You know you can make white in many different ways. Sunlight has a black body spectrum (continuous). Then you have all these fluorescent bulbs with somewhat different spectra (with many broad bands), and then you have LEDs with essentially line spectra (single wavelengths). That's true for other colors too. Orange can be a single wavelength (sodium lamp, for instance), or red + yellow wavelength (2 LEDS), or full-red + half-green on a computer screen (again, each of these has its own spectrum) or a continuous stretch of wavelengths between yellow all the way to a bit of green. It matters not, the eye will see them all the same. Well... there's a catch. When you illuminate a sample of one spectral color (which tells which color is reflected in what amount) with a light of some other color... the spectral responses are multiplied ("reflection from the object" times "intensity of incoming light"). So... you can have two light of the same color... and two papers of the same color (but different spectra)... and they will not produce the same result in all combinations. Consider an extreme example where all papers and lights deal with discrete wavelengths: paper A [red + yellow] and paper B [orange]. And light U [orange] and light V [red + 0.5green]. Now illuminate: Paper A under light U looks black: the orange wavelength is not reflected, but absorbed. Paper A under light V looks red: the green component from the light is absorbed and not seen. Paper B under light U is orange. Paper B under light V is again black.

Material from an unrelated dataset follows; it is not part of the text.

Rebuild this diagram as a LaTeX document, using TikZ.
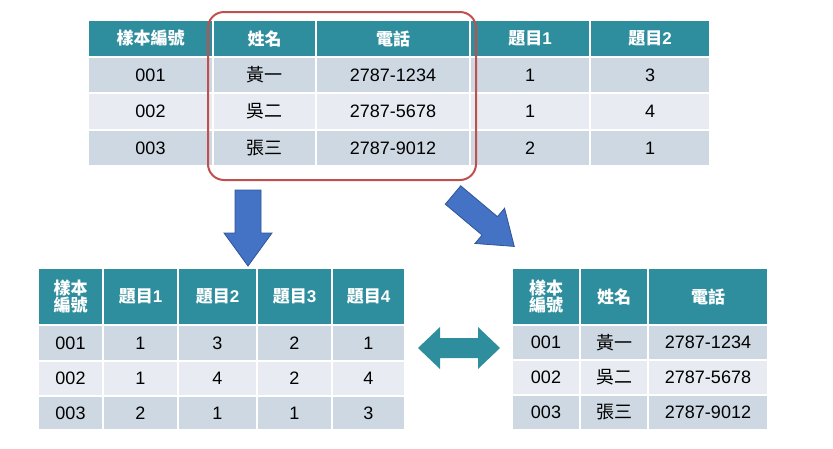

This reason is, why artificial lighting, especially if the spectra are narrow stripes instead of continuous, makes some things look weird and unnatural, and possibly don't display nice on camera (as the entire spectrum is again multiplied by the camera sensor's response function, the type of the camera matters too!). Mostly, it's not as bad as illustrated before, because discrete-wavelength materials are very rare (must be special-made and expensive). But discrete-wavelength lights are more and more common, and color consistency is becoming a problem.
I propose an experiment. Get a yellow light, possibly sodium-based... make two discs... one pure yellow... one half-red half-green. In white light, they may look similar when spinning. Under yellow light, the second should look darker... depending, of course, on the spectral responses of the yellow pigment you use.